Clinton Hill, having once been a prime residential neighborhood for the well-to-do, is chock-a-block with interesting structures in a wide variety of grand architectural styles. Almost every address merits one's attention and examination. But on a recent trek through the neighborhood, this little three-story affair at 417 Washington Avenue caught my eye. It was noticeably smaller than its brethren, but its builder seems to have aimed for grandiosity as best as he could, tacking on a Mansard roof and handsome circular portico.
Given its design and its being made of wood, I guessed it was an old building. Real estate listing indicated it was built in 1901. The size made me wonder if it was once a servents' quarters. But that apparently wasn't the case. Until 1938, it was owned by a family named Cruikshank. In that year, they sold it to Dr. Raymond B. Miles, who used the house as his residence.
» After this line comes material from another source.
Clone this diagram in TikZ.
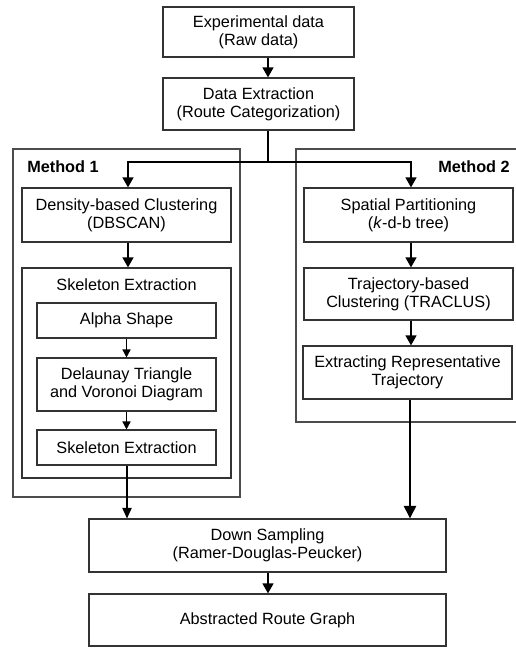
\documentclass[tikz,border=0pt]{standalone}
\usepackage{fontspec}
\setmainfont{Liberation Sans}
\usetikzlibrary{arrows.meta}
\begin{document}
\begin{tikzpicture}[x=0.75pt,y=-0.75pt,
  every node/.style={font=\fontsize{12.2}{13.6}\selectfont},
  box/.style={draw=black!80,line width=0.8pt,fill=white,inner sep=0pt,align=center},
  frame/.style={draw=black!70,line width=0.9pt},
  arr/.style={line width=1.6pt,-{Triangle[width=8pt,length=7.5pt]}},
  thinarr/.style={line width=1.1pt,-{Triangle[width=6pt,length=6pt]}},
  midarr/.style={line width=1.2pt,-{Triangle[width=7pt,length=8pt]}},
  bigarr/.style={line width=2.1pt,-{Triangle[width=9pt,length=9.5pt]}},
  ttl/.style={font=\fontsize{12.2}{13.6}\selectfont\bfseries,inner sep=0pt}]
\useasboundingbox (0,0) rectangle (516,648);
\clip (0,0) rectangle (516,648);
% frames
\draw[frame] (13,149) rectangle (240,497);
\draw[frame] (296,149) rectangle (540,422);
\node[ttl,anchor=west] (m1) at (27,167) {Method 1};
\node[ttl,anchor=east] (m2) at (510,167) {Method 2};
% nodes
\node[box,minimum width=143.25pt,minimum height=37.5pt] (exp) at (258.5,32) {Experimental data\\(Raw data)};
\node[box,minimum width=143.25pt,minimum height=39pt] (ext) at (258.5,104) {Data Extraction\\(Route Categorization)};
\node[box,minimum width=156.75pt,minimum height=40.5pt] (dens) at (126.5,215) {Density-based Clustering\\(DBSCAN)};
\node[box,minimum width=156.75pt,minimum height=157.5pt] (skel) at (126.5,373) {};
\node[inner sep=0pt] (skt) at (126.5,285) {Skeleton Extraction};
\node[box,minimum width=134.25pt,minimum height=26.25pt] (alpha) at (126.5,320.5) {Alpha Shape};
\node[box,minimum width=134.25pt,minimum height=39.75pt] (del) at (126.5,384.5) {Delaunay Triangle\\and Voronoi Diagram};
\node[box,minimum width=134.25pt,minimum height=26.25pt] (skin) at (126.5,447.5) {Skeleton Extraction};
\node[box,minimum width=156.75pt,minimum height=40.5pt] (spat) at (408.5,215) {Spatial Partitioning\\(\textit{k}-d-b tree)};
\node[box,minimum width=156.75pt,minimum height=39pt] (trac) at (408.5,294) {Trajectory-based\\Clustering (TRACLUS)};
\node[box,minimum width=156.75pt,minimum height=39.75pt] (rep) at (407.5,372.5) {Extracting Representative\\Trajectory};
\node[box,minimum width=267.75pt,minimum height=39.75pt] (down) at (267.5,545.5) {Down Sampling\\(Ramer-Douglas-Peucker)};
\node[box,minimum width=267.75pt,minimum height=39pt] (abs) at (267.5,620) {Abstracted Route Graph};
% junction
\coordinate (j) at (268,162);
% connectors
\draw[arr] (exp.south -| j) -- (ext.north -| j);
\draw[line width=1.6pt] (ext.south -| j) -- (j);
\draw[arr] (j) -- (128,162) -- (dens.north -| 128,0);
\draw[arr] (j) -- (411,162) -- (spat.north -| 411,0);
\draw[arr] (dens.south -| 128,0) -- (skel.north -| 128,0);
\draw[thinarr] (alpha) -- (del);
\draw[thinarr] (del) -- (skin);
\draw[midarr] (skin.south -| 127,0) -- (down.north -| 127,0);
\draw[arr] (spat.south -| 411,0) -- (trac.north -| 411,0);
\draw[arr] (trac.south -| 411,0) -- (rep.north -| 411,0);
\draw[bigarr] (rep.south -| 410,0) -- (down.north -| 410,0);
\draw[arr] (down.south -| j) -- (abs.north -| j);
\end{tikzpicture}
\end{document}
Miles was an Assistant Medical Examiner, and well-known in the city. When his name appeared in the papers, which was frequently, it was usually in connection to the death of a famous person, often a suicide. A number of these were former Wall Street brokers who had lost everything in the crash. Back then, it seemed, quite a few men jumped from the windows of the Yale Club on Vanderbilt Avenue, including a scion of the Gimbel's department store clan, and a former star quarterback for Yale.